I request forgiveness for a failure that risks spoiling my relations with the Creator of the universe, and therefore the making of an apology is the expression of a request to repair a connection, and not to repair the sin, or my own self.  This too is from the assumption that man has lost the capacity for repair.  “Distorted beyond repair” is this utterly wretched organism, and he is slave to his arbitrary fate.  Only repair of the relationship with the Creator of the universe holds out the chance for improving the condition of the connection, and of all the abundance entailed in that connection.

 

Jewish forgiveness touches the infrastructure of the Godly quality that is in a human being.  The one who asks forgiveness is expressing a consciousness of sin, and a consciousness of the need for repair, and a knowledge that that repair has two sides to it, which are both connected to the covenant: It is ben adam laMakom, between oneself and God, in mutual guarantee, and it is, needless to say, between the harmer and the harmed, when it involves relations ben adam la’havero, between oneself and one’s fellow human being.

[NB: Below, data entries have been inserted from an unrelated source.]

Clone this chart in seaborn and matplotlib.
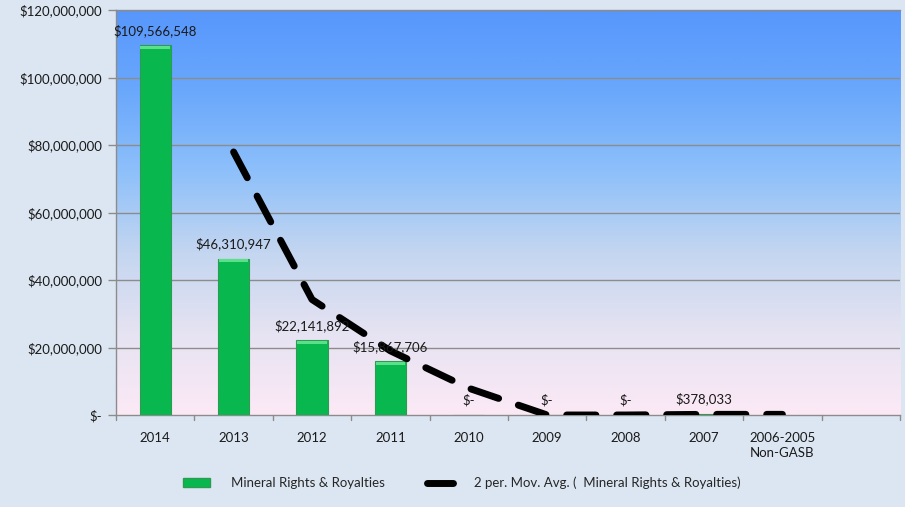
import numpy as np
import pandas as pd
import matplotlib
matplotlib.use("Agg")
import matplotlib.pyplot as plt
from matplotlib.colors import LinearSegmentedColormap
from matplotlib.lines import Line2D
from matplotlib.patches import Patch
import seaborn as sns

# Fiscal-year categories (the last slot is an empty placeholder)
categories = ["2014", "2013", "2012", "2011", "2010", "2009", "2008", "2007",
              "2006-2005\nNon-GASB", " "]
royalties = [109566548, 46310947, 22141892, 15867706, 0, 0, 0, 378033, np.nan, np.nan]
y_ticks = [0, 20e6, 40e6, 60e6, 80e6, 100e6, 120e6]
y_tick_labels = ["$-", "$20,000,000", "$40,000,000", "$60,000,000",
                 "$80,000,000", "$100,000,000", "$120,000,000"]

df = pd.DataFrame({"year": categories, "value": royalties})
# 2-period moving average of the series (blank year counted as zero)
labeled = df["value"].iloc[:9].fillna(0)
mov_avg = labeled.rolling(2).mean()

sns.set_theme(style="white")
plt.rcParams["font.family"] = ["Lato", "DejaVu Sans"]

fig = plt.figure(figsize=(9.05, 5.07), dpi=100)
fig.patch.set_facecolor("#DCE6F2")
ax = fig.add_axes([116 / 905, 1 - 415 / 507, 784 / 905, 405 / 507])

# vertical gradient background of the plot area
grad = LinearSegmentedColormap.from_list(
    "bg", ["#FCE9F6", "#E6E3F2", "#C4D6F0", "#8EC0FA", "#6AA8FC", "#5797FC"])
ax.imshow(np.linspace(0, 1, 256).reshape(-1, 1), cmap=grad, aspect="auto",
          extent=(-0.5, len(categories) - 0.5, 0, 120e6), origin="lower", zorder=0)

for t in y_ticks[1:]:
    ax.axhline(t, color="#8C8C8C", lw=1.0, zorder=1)

sns.barplot(data=df, x="year", y="value", ax=ax, color="#08B84F", width=0.4,
            saturation=1, edgecolor="#2E9A52", linewidth=0.8, zorder=3)

# lighter bevel strip on top of each bar
for p in ax.patches:
    h = p.get_height()
    if np.isfinite(h) and h > 2e6:
        ax.add_patch(plt.Rectangle((p.get_x() + 0.01, h - 1.0e6), p.get_width() - 0.02, 0.9e6,
                                   facecolor="#5BE08A", edgecolor="none", zorder=3.5))

# data labels above each bar
for i, v in enumerate(royalties):
    if np.isnan(v):
        continue
    txt = "$-" if v == 0 else f"${v:,.0f}"
    ax.annotate(txt, (i, v), xytext=(0, 6), textcoords="offset points",
                ha="center", va="bottom", fontsize=9.5, color="#1A1A1A", zorder=5)

ax.plot(np.arange(len(mov_avg)), mov_avg.values, color="black", lw=5,
        dashes=(4.2, 3.0), dash_capstyle="round", solid_capstyle="round", zorder=4)

ax.set_xlim(-0.5, len(categories) - 0.5)
ax.set_ylim(0, 120e6)
ax.set_yticks(y_ticks)
ax.set_yticklabels(y_tick_labels, fontsize=9.5, color="#1A1A1A")
ax.set_xticks(range(len(categories)))
ax.set_xticklabels(categories, fontsize=9.5, color="#1A1A1A", linespacing=1.35)
ax.set_xlabel("")
ax.set_ylabel("")
ax.tick_params(axis="x", length=0, pad=12)
ax.tick_params(axis="y", length=6, color="#8C8C8C", width=1, pad=4, left=True)
# category boundary tick marks on the x axis
for b in np.arange(-0.5, len(categories) + 0.5, 1.0):
    ax.plot([b, b], [0, -1.6e6], color="#8C8C8C", lw=1, clip_on=False, zorder=2)

for s in ["left", "bottom", "top"]:
    ax.spines[s].set_visible(True)
    ax.spines[s].set_color("#8C8C8C")
    ax.spines[s].set_linewidth(1)
ax.spines["right"].set_visible(False)

handles = [Patch(facecolor="#08B84F", edgecolor="#2E9A52", label="Mineral Rights & Royalties"),
           Line2D([0], [0], color="black", lw=5, solid_capstyle="round",
                  label="2 per. Mov. Avg. (  Mineral Rights & Royalties)")]
fig.legend(handles=handles, loc="center", bbox_to_anchor=(462 / 905, 1 - 483 / 507),
           ncol=2, frameon=False, fontsize=9.5, handlelength=2.0, handleheight=0.6,
           columnspacing=3.2, handletextpad=1.6)

fig.savefig("out.png", dpi=100, facecolor=fig.get_facecolor())
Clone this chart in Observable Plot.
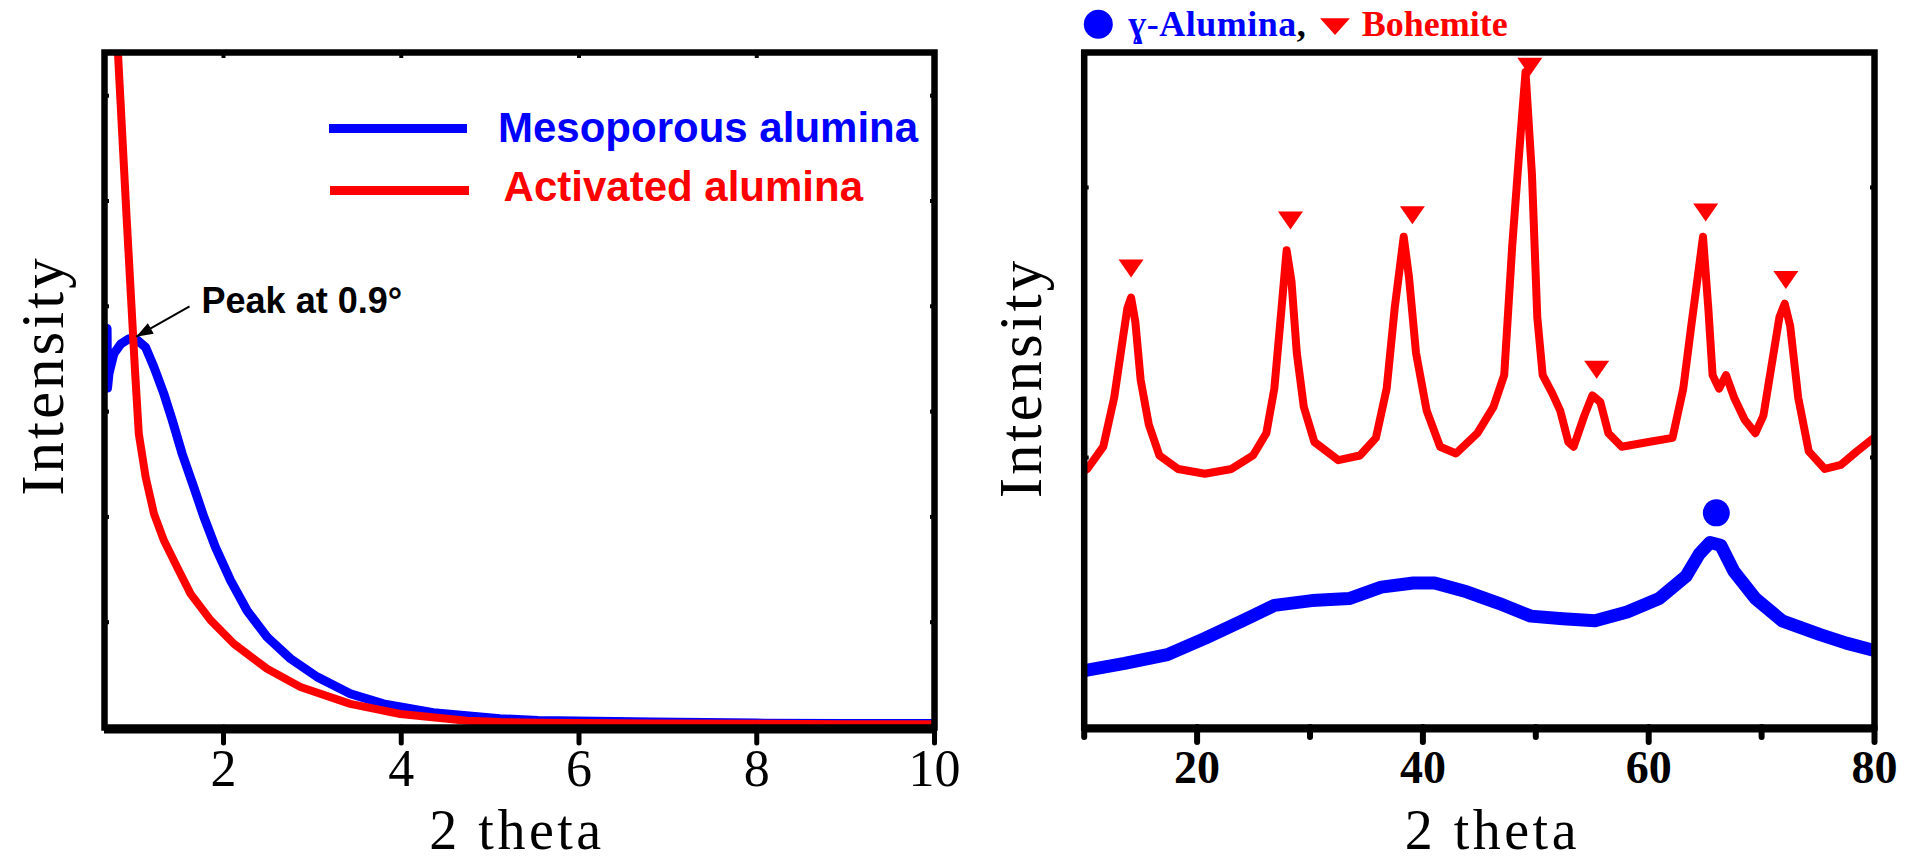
<!DOCTYPE html>
<html><head><meta charset="utf-8">
<script src="https://cdn.jsdelivr.net/npm/d3@7"></script>
<script src="https://cdn.jsdelivr.net/npm/@observablehq/plot@0.6"></script>
<style>
html,body{margin:0;padding:0;background:#fff;width:1909px;height:861px;overflow:hidden}
#wrap{position:relative;width:1909px;height:861px}
#left{position:absolute;left:0;top:0}
#right{position:absolute;left:960px;top:0}
#overlay{position:absolute;left:0;top:0;pointer-events:none}
</style></head><body><div id="wrap"><div id="left"></div><div id="right"></div></div>
<script>
// ---------- Data ----------
// Low-angle XRD (2θ, intensity a.u.)
const mesoporous = [[0.69,59.1],[0.695,50.3],[0.711,52.4],[0.767,55.4],[0.843,56.8],[0.936,57.6],[1.03,57.4],[1.124,56.3],[1.217,53.4],[1.33,49.4],[1.424,45.5],[1.536,40.5],[1.666,35.6],[1.779,31.2],[1.91,26.7],[2.079,21.8],[2.266,17.3],[2.49,13.4],[2.753,10.2],[3.053,7.5],[3.427,5.0],[3.8,3.5],[4.36,2.2],[5.11,1.3],[5.54,1.05],[6.83,0.8],[8.0,0.65],[9.0,0.6],[10.0,0.6]];
const activated = [[0.80,103],[0.811,100.3],[0.86,88],[0.91,75.5],[0.961,63.3],[1.002,53.4],[1.047,43.5],[1.124,37.1],[1.217,31.7],[1.33,27.7],[1.48,23.7],[1.63,19.8],[1.854,15.9],[2.116,12.4],[2.49,8.7],[2.865,6.0],[3.427,3.5],[3.99,2.0],[4.738,1.0],[5.11,0.8],[5.54,0.7],[6.83,0.6],[8.0,0.55],[9.0,0.5],[10.0,0.5]];
const lowAngleTicks = [2, 4, 6, 8, 10];
const lowAngleTopTicks = [2, 4, 6, 8];
const lowAngleYTicks = [15.6, 31.2, 46.8, 62.4, 78.0, 93.6];
const peakArrowFrom = [1.618, 62.4];
const peakArrowTo = [1.017, 57.9];
const peakLabel = "Peak at 0.9°";
const legendLow = ["Mesoporous alumina", "Activated alumina"];

// Wide-angle XRD
const bohemite = [[10.0,38.0],[10.27,38.3],[11.69,41.6],[12.66,48.9],[13.35,56.8],[13.82,62.1],[14.15,63.7],[14.53,60.1],[15.0,51.5],[15.72,44.9],[16.66,40.3],[18.32,38.3],[20.69,37.6],[23.05,38.3],[24.95,40.3],[26.13,43.6],[26.84,50.2],[27.41,60.8],[27.93,70.7],[28.36,66.1],[28.83,55.5],[29.45,47.5],[30.39,42.3],[32.52,39.6],[34.42,40.3],[35.84,42.9],[36.79,50.2],[37.5,62.1],[38.3,72.7],[38.77,66.7],[39.39,55.5],[40.34,46.9],[41.52,41.6],[42.94,40.6],[44.83,43.6],[46.25,47.5],[47.2,52.2],[47.91,71.3],[48.53,85.2],[49.09,97.1],[49.66,81.9],[50.13,60.8],[50.61,52.2],[51.46,49.5],[52.17,46.9],[52.88,42.3],[53.35,41.6],[54.3,46.2],[55.01,49.2],[55.72,48.2],[56.43,43.6],[57.61,41.6],[59.98,42.3],[62.11,42.9],[63.06,50.2],[63.77,59.5],[64.34,66.7],[64.81,72.7],[65.28,62.1],[65.66,52.2],[66.23,50.2],[66.85,52.2],[67.56,48.9],[68.5,45.6],[69.45,43.6],[70.16,46.2],[70.87,53.5],[71.58,60.8],[72.05,62.8],[72.53,59.5],[73.24,48.9],[74.18,40.9],[75.6,38.3],[77.02,38.9],[78.44,40.9],[80.0,43.0]];
const gammaAlumina = [[10.0,8.4],[10.27,8.5],[13.58,9.5],[17.37,10.8],[20.69,13.2],[24.0,15.8],[26.84,18.1],[30.16,18.8],[33.47,19.1],[36.31,20.8],[39.15,21.4],[41.04,21.4],[43.88,20.1],[46.72,18.4],[49.56,16.5],[52.4,16.1],[55.24,15.8],[58.09,17.1],[60.93,19.1],[63.3,22.4],[64.48,25.7],[65.43,27.4],[66.38,27.0],[67.56,23.1],[69.45,19.1],[71.82,15.8],[75.13,13.8],[77.5,12.5],[80.0,11.4]];
const bohemitePeaks = [[14.15,68.0],[28.27,75.1],[39.07,75.9],[49.47,97.9],[55.39,53.0],[65.05,76.3],[72.15,66.3]];
const gammaPeaks = [[65.99,31.8]];
const wideAngleTicks = [20, 40, 60, 80];
const wideAngleMinorTicks = [10, 30, 50, 70];
const wideAngleYTicks = [40, 80];
const legendWide = ["ɣ-Alumina", ",", "Bohemite"];

// ---------- Helpers ----------
const toXY = a => a.map(([x, y]) => ({x, y}));
const serif = "'Liberation Serif', 'Times New Roman', serif";
const sans = "'Liberation Sans', Arial, sans-serif";
const BLUE = "#0000ff", RED = "#ff0000";
const downTriangle = {draw(ctx, size) {const r = Math.sqrt(size / Math.PI); ctx.moveTo(-r, -0.72 * r); ctx.lineTo(r, -0.72 * r); ctx.lineTo(0, 0.72 * r); ctx.closePath();}};
const arrowHead = {draw(ctx, size) {const r = Math.sqrt(size / Math.PI); ctx.moveTo(0, 0); ctx.lineTo(-0.5 * r, 1.4 * r); ctx.lineTo(0.5 * r, 1.4 * r); ctx.closePath();}};
const nub = {tickFormat: () => "", strokeWidth: 4, label: null, stroke: "black"};

// ---------- Left chart ----------
const left = Plot.plot({
  width: 960, height: 861,
  marginLeft: 104, marginRight: 26, marginTop: 52, marginBottom: 134,
  style: {fontFamily: serif, background: "transparent", color: "black", overflow: "visible"},
  x: {domain: [0.661, 10]},
  y: {domain: [0, 100], axis: null},
  marks: [
    Plot.line(toXY(mesoporous), {x: "x", y: "y", stroke: BLUE, strokeWidth: 9, clip: true}),
    Plot.line(toXY(activated), {x: "x", y: "y", stroke: RED, strokeWidth: 8, clip: true}),
    Plot.link([{a: peakArrowFrom, b: peakArrowTo}], {x1: d => d.a[0], y1: d => d.a[1], x2: d => d.b[0], y2: d => d.b[1], stroke: "black", strokeWidth: 2}),
    Plot.dot([peakArrowTo], {x: d => d[0], y: d => d[1], symbol: arrowHead, r: 12, fill: "black", stroke: "none", rotate: -119.4}),
    Plot.text([peakLabel], {x: () => peakArrowFrom[0], y: () => peakArrowFrom[1], text: d => d, textAnchor: "start", lineAnchor: "bottom", dx: 12, dy: 7, fontFamily: sans, fontWeight: "bold", fontSize: 36, fill: "black"}),
    Plot.frame({stroke: "black", strokeWidth: 6.5}),
    Plot.ruleY([0], {stroke: "black", strokeWidth: 6, dy: 3}),
    Plot.axisX(lowAngleTicks, {anchor: "bottom", tickSize: 16, tickPadding: 6, strokeWidth: 5, strokeLinecap: "round", fontSize: 52, fontFamily: serif, fill: "black", stroke: "black", label: null}),
    Plot.axisX(lowAngleTopTicks, {anchor: "top", tickSize: -5, ...nub}),
    Plot.axisY(lowAngleYTicks, {anchor: "left", tickSize: -5, ...nub}),
    Plot.axisY(lowAngleYTicks, {anchor: "right", tickSize: -5, ...nub}),
    Plot.text(["Intensity"], {frameAnchor: "left", rotate: -90, lineAnchor: "bottom", textAnchor: "middle", dx: -42, dy: -14.5, fontSize: 61, fontFamily: serif, fill: "black"}),
    Plot.text(["2 theta"], {frameAnchor: "bottom", lineAnchor: "bottom", textAnchor: "middle", dx: -2.5, dy: 121, fontSize: 56, fontFamily: serif, fill: "black"})
  ]
});
document.getElementById("left").append(left);

// ---------- Right chart ----------
const right = Plot.plot({
  width: 949, height: 861,
  marginLeft: 123.7, marginRight: 35, marginTop: 52, marginBottom: 134,
  style: {fontFamily: serif, background: "transparent", color: "black", overflow: "visible"},
  x: {domain: [10, 80]},
  y: {domain: [0, 100], axis: null},
  marks: [
    Plot.line(toXY(bohemite), {x: "x", y: "y", stroke: RED, strokeWidth: 8, clip: true}),
    Plot.line(toXY(gammaAlumina), {x: "x", y: "y", stroke: BLUE, strokeWidth: 13, clip: true}),
    Plot.dot(toXY(bohemitePeaks), {x: "x", y: "y", symbol: downTriangle, r: 12.5, fill: RED, stroke: "none"}),
    Plot.dot(toXY(gammaPeaks), {x: "x", y: "y", r: 13.5, fill: BLUE, stroke: "none"}),
    Plot.frame({stroke: "black", strokeWidth: 6.5}),
    Plot.ruleY([0], {stroke: "black", strokeWidth: 6, dy: 2}),
    Plot.axisX(wideAngleTicks, {anchor: "bottom", tickSize: 15, tickPadding: 8, strokeWidth: 6, strokeLinecap: "round", fontSize: 46, fontWeight: "bold", fontFamily: serif, fill: "black", stroke: "black", label: null}),
    Plot.axisX(wideAngleMinorTicks, {anchor: "bottom", tickSize: 10, tickFormat: () => "", strokeWidth: 6, strokeLinecap: "round", stroke: "black", label: null}),
    Plot.axisY(wideAngleYTicks, {anchor: "left", tickSize: -5, ...nub}),
    Plot.axisY(wideAngleYTicks, {anchor: "right", tickSize: -5, ...nub}),
    Plot.text(["Intensity"], {frameAnchor: "left", rotate: -90, lineAnchor: "bottom", textAnchor: "middle", dx: -43, dy: -12, fontSize: 61, fontFamily: serif, fill: "black"}),
    Plot.text(["2 theta"], {frameAnchor: "bottom", lineAnchor: "bottom", textAnchor: "middle", dx: 13, dy: 121, fontSize: 56, fontFamily: serif, fill: "black"})
  ]
});
document.getElementById("right").append(right);

// letter spacing for the wide serif titles
for (const svg of [left, right]) {
  d3.select(svg).selectAll("text").each(function() {
    const t = this.textContent;
    if (t === "Intensity") this.style.letterSpacing = "3px";
    if (t === "2 theta") this.style.letterSpacing = "3.5px";
  });
}

// ---------- Legends (overlay) ----------
const ov = d3.select("#wrap").append("svg").attr("id", "overlay").attr("width", 1909).attr("height", 861);
// left legend
ov.append("line").attr("x1", 329).attr("x2", 467).attr("y1", 128.5).attr("y2", 128.5).attr("stroke", BLUE).attr("stroke-width", 9);
ov.append("text").attr("x", 498).attr("y", 141.5).attr("font-family", sans).attr("font-weight", "bold").attr("font-size", 42).attr("fill", BLUE).text(legendLow[0]);
ov.append("line").attr("x1", 330).attr("x2", 469).attr("y1", 190.5).attr("y2", 190.5).attr("stroke", RED).attr("stroke-width", 9);
ov.append("text").attr("x", 503.6).attr("y", 201).attr("font-family", sans).attr("font-weight", "bold").attr("font-size", 42).attr("fill", RED).text(legendLow[1]);
// right legend
ov.append("circle").attr("cx", 1098.3).attr("cy", 24.2).attr("r", 14.5).attr("fill", BLUE);
const lt = ov.append("text").attr("x", 1128.3).attr("y", 36).attr("font-family", serif).attr("font-weight", "bold").attr("font-size", 36).style("letter-spacing", "0.5px");
lt.append("tspan").attr("fill", BLUE).text(legendWide[0]);
lt.append("tspan").attr("fill", "black").text(legendWide[1]);
ov.append("path").attr("d", "M1320,18.3L1350,18.3L1335,35Z").attr("fill", RED);
ov.append("text").attr("x", 1361.7).attr("y", 36).attr("font-family", serif).attr("font-weight", "bold").attr("font-size", 36).attr("fill", RED).text(legendWide[2]);
</script></body></html>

Therefore the meaning of forgiveness is that after admission of guilt comes the will to repair the damage done, both baheftsa, at the objective level, and bagavra, at the subjective level, on both sides.  At the level of the condition of the quality of the self, for it is there that the roots of repair are embedded, in one’s midot, and in repairing the heftsa, the objective damage done – done also to the one who committed the sin, and not only to the one who was harmed.  In addition to this, there is the will to repair the relations between them, but this is not the main issue of forgiveness.

 

Group Teshuva and Private Teshuva.

In the Tanach, individual Teshuva is not specifically mentioned.  Hazal go deeply into a description of the introspective thoughts of teshuva experienced by Kayin.  By Lemech.  By David.  The text itself deals with teshuva, in which the people were influenced to  undertake the return to teshuva by a king, by Moshe, by a prophet (Eliyahu in the mountain of Carmel), at the covenant in Arvot Mo’av, and by the kings of Yehuda, Yeho’ash and Yoshiahu.  Yehoyada HaCohen brings the people back to repentance in the name of the king who was only seven years old.  In Divrei HaYamim the subject is brought of bringing the public back to teshuva, in the days of Ma’acha and in the beginning of the period of Asa, king of Yehuda. 

This is a functional teshuva, out of distress.

 

The teshuva of the object / the teshuva of the subject.  (Regret, and shofar.)  A dialectic  of the absurd exists between the group and the private individual.  (Two scriptures, and the third scripture.)

A teshuva of the absolute object means a transforming of the subject, of the self (the self’s capacity) into an absolute object, by attributing an absolute capacity for repair to the subjective human being – the absolute height of optimism.  An absurdity, it transforms the absolutely subjective into the absolutely objective.  Such is the mysterious substance of – and the key to – the Jewish teshuva.

 

Guilt Feelings:  A blurring of the distinct and unique self.  An emphasis upon what is common to all causes imitation and guilt feelings.  Guilt feelings are the source of anti-teshuva: Pessimism, limitedness.  Immortalizing limitedness by competitive comparison.

 

Connection between the previous year and the coming year: Continuity, renewal, separating out the food from the waste, asking forgiveness for the waste and requesting reward for investment.  “Let a year and its curses cease, let a year and its blessings commence,” a year impoverished at its beginning, wealthy at its end.